Hairspray
It’s not often that you find yourself part of an audience that is so totally into a show as the audience for Hairspray. It’s immersive. It’s their show and they seem to know it backwards. Almost every song and every artist are greeted with applause and roars of anticipatory approval.
This is ‘the original [2002] Broadway version’, but the lead cast are all Australian. Amongst whom the standout is, of course, Shane Jacobson, who transforms, who is unrecognisable as Edna Turnblad, our heroine’s Mom, shy, overweight, self-conscious, good-hearted, naïve. We know Jacobson can sing – but as Edna? It’s a beautifully controlled, sustained performance. When Edna encounters nasty Velma (Rhonda Burchmore) and her equally nasty daughter Amber (Brianna Bishop), the meanest Edna can be is to remark, ‘I don’t care for them.’ But when Edna realises at the start her ‘pleasantly plump’ daughter’s ambition to dance on television, she has a key thematic line, ‘They don’t have people like us on television – except to laugh at.’ The show proves that is not necessarily so.
Jacobson’s interactions with Todd McKenny’s Wilbur, especially their dance number, ‘You’re Timeless to Me’, are both funny and touching, the two of them clearly sparking off each other and having a wonderful time. Very talented Carmel Rodrigues, making her professional music theatre debut, is an immensely sweet, irrepressibleTracy. Mackenzie Dunn as Penny, Tracy’s BFF, is a superb comedienne and her scenes with Javon King as Seaweed threaten to steal the show.
It’s a show that is unfailingly exuberant, energetic, bouncy, romantic, poignant, pacey, and unstoppable. The ensemble are all impossibly attractive. The villains – snobs and racists – are obviously hateful and our heroes are sweetly good. The show seamlessly blends its ‘message’ (acceptance of all body shapes and sizes, and racial integration) with smart songs, nostalgic tunes, terrific dance numbers, a simple plot, and an absurdly optimistic fairy tale ending. These crucial elements are put together and presented with such heart and skill that they just work. (The original 2002 version ran on Broadway for nearly 3000 performances and then over 1000 in London’s West End.)
Set in Baltimore in 1962, the production goes all out on 1960s styles – in extravagant design, colours, wardrobe, songs, dances, and, of course, those hairstyles that need all that hairspray. Even the archway above the stage is curved like a 1960s TV screen. Curiously, for the younger audience, demonstrably having such a great time, those ‘60s things were in vogue before they were born. So what?
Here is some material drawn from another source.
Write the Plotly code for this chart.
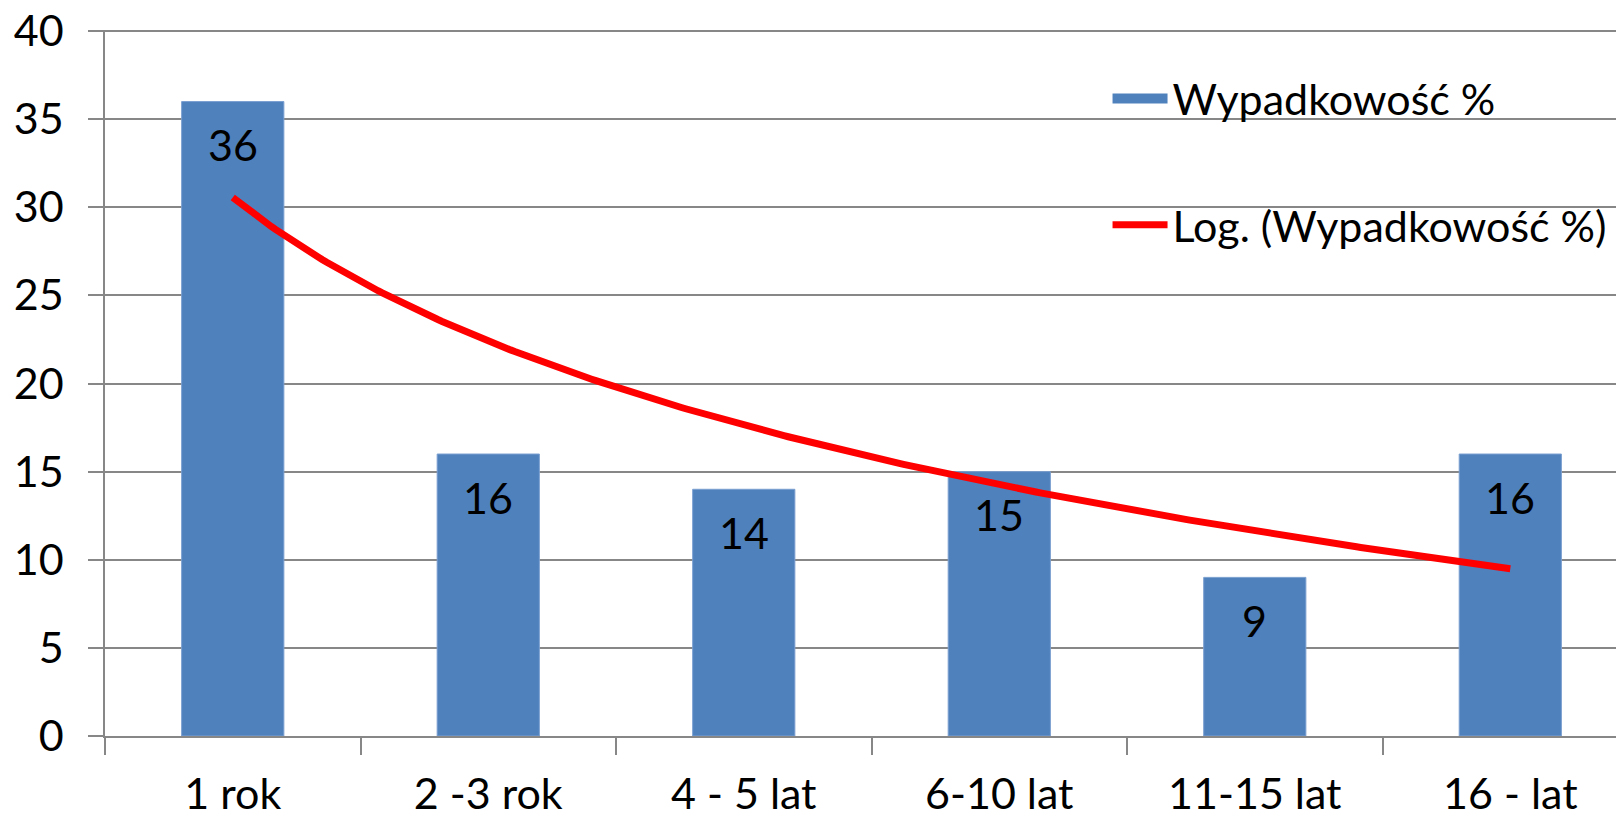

The show’s origin is John Waters’ subversive, campy 1988 movie with drag queen Divine as Edna Turnblad. The drag element remains unchanged, but the campier notes are toned down. In 2002 the movie is adapted with many tweaks and plot changes into a musical stage play – and that becomes the movie musical in 2007 with John Travolta as Edna. But Hairspray has gone through more changes since then, for instance dialogue and plot changes to remove the ‘white saviour’ (Tracy) element and make Motormouth Maybelle (the fabulous Asabi Goodman) the undefeated leader with her big number ‘I Know Where I’ve Been’.
Music theatre – and American music theatre in particular – may not be your thing, but with this much talent, oomph and pizzaz on stage, you may be converted.